Una cuestión de estilo
Lo sucedido con la sentencia de la Audiencia Nacional sobre los sueldos de los funcionarios no es un trágico enfrentamiento entre dos poderes del Estado en una semidemocracia agónica. Parece más bien la repetición de un fenómeno político frecuente, al menos en España: la súbita reaparición de un acontecimiento del pasado, ya olvidado, que causa un considerable estropicio trasladando el debate al tiempo pretérito y sin esperanzas de resolverlo en un plazo corto de tiempo. En muchas ocasiones, la culpa de lo sucedido deriva, más que de un acto concreto de gobierno, de una actitud errada o no bastante meditada.
Conviene ejemplificar para comprender lo ahora sucedido. Muchas de las decisiones más discutibles -o simplemente lamentables- de los Gobiernos socialistas en el pasado nacieron en la atmósfera de esa especie de efervescencia cuasirreligiosa del 'cambio'. En su momento fueron bien recibidas por la opinión; luego se descubrió que encerraban graves errores en los que no se había reparado. De ese modo nació la conciencia equivocada de que aquel Gobierno había pasado por una etapa inicial positiva para luego acabar de una forma detestable.
Este verano un ex ministro de UCD, reconvertido en dirigente del PP, me decía que un rasgo distintivo de la posición de centro consiste en convertir el pacto en instrumento perpetuo de gobierno. Es verdad y la mejor prueba la tenemos en que el aspecto en que mejor puntuación pudo obtener la primera etapa del Ejecutivo del PP fue en lo relativo a la política social, sobre todo teniendo en cuenta las expectativas iniciales. Pero en otros campos, como el de la retribución de los funcionarios, no existió el menor resquicio no ya de pacto, tampoco de diálogo, y las consecuencias se pagan ahora.
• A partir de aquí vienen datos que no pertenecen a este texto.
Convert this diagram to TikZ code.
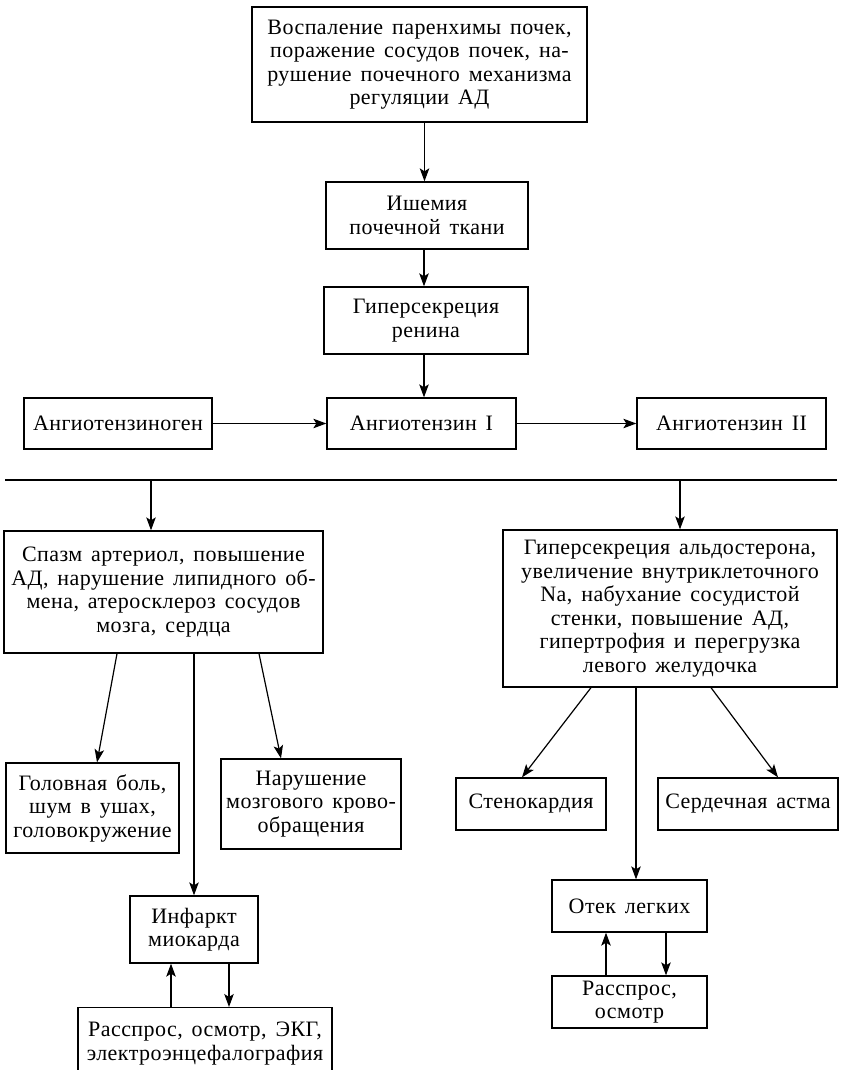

Llama la atención que el Gobierno de aquellas fechas no se diera cuenta de las inevitables consecuencias de sus actos respecto de las fuerzas políticas y sociales en presencia.
Optando por no dialogar condenaba a los sindicatos a recurrir a los tribunales. Habiendo los socialistas suscrito el acuerdo previo con los sindicatos para un periodo en que les correspondía gobernar, de forma obligada deben permanecer en una actitud antagónica con respecto al Gobierno en esta materia, por más que ahora el PP apele al consenso. La paradoja es que si el Gobierno socialista hubiera cumplido su periodo normal de estancia en el poder ahora la cuestión ni siquiera se plantearía.
Un rasgo característico de la política profesional consiste en vivir en la inmediatez más absoluta de modo que todo acontecimiento adverso que además resulte inesperado se concibe como el resultado de una conspiración enemiga. Si lo mejor del PP en las elecciones generales pasadas fue la forma inicial de recibir la noticia de su mayoría absoluta, ahora lo peor del varapalo es cómo se lo ha tomado. La reacción del Gobierno ha sido nerviosa, apresurada y con una sensación de agobio que no parece justificada. Ni siquiera quienes votaron con el PP los Presupuestos en cuestión ahora se han alineado con él.
No tiene ningún sentido acusar a los jueces de convertirse en unos entrometidos obsesionados con zancadillear al Gobierno. Menos aún acusarlos de dementes o de peligrosos revolucionarios como se ha hecho en dos periódicos que se autodefinen como liberal y como conservador, respectivamente. Lo verdaderamente liberal-conservador es respetar a los jueces siempre.
Se puede comprender la preocupación del Gobierno por mantener controlado el gasto; otra cosa es que se atribuya todas las bendiciones de la coyuntura económica y de la anterior política desarrollada. Pero eso debiera hacerle pensar que, ya que no se hizo antes, sería mejor pactar ahora. De lo contrario, se arriesga a un conflicto interminable y áspero con un sector social, el funcionariado, que, como la judicatura, le ha votado en una proporción muy elevada.
Un conocido político contemporáneo recomienda aplicar a los conflictos graves la receta de las tres 'p': prudencia, paciencia y perseverancia. Con esa pócima quizá no todo se soluciona pero al menos se consigue un estilo político que permite sobrevivir y resolver una parte. Pero el autor de la fórmula se llama José María Aznar y no parece dispuesto a aplicársela ahora a él mismo.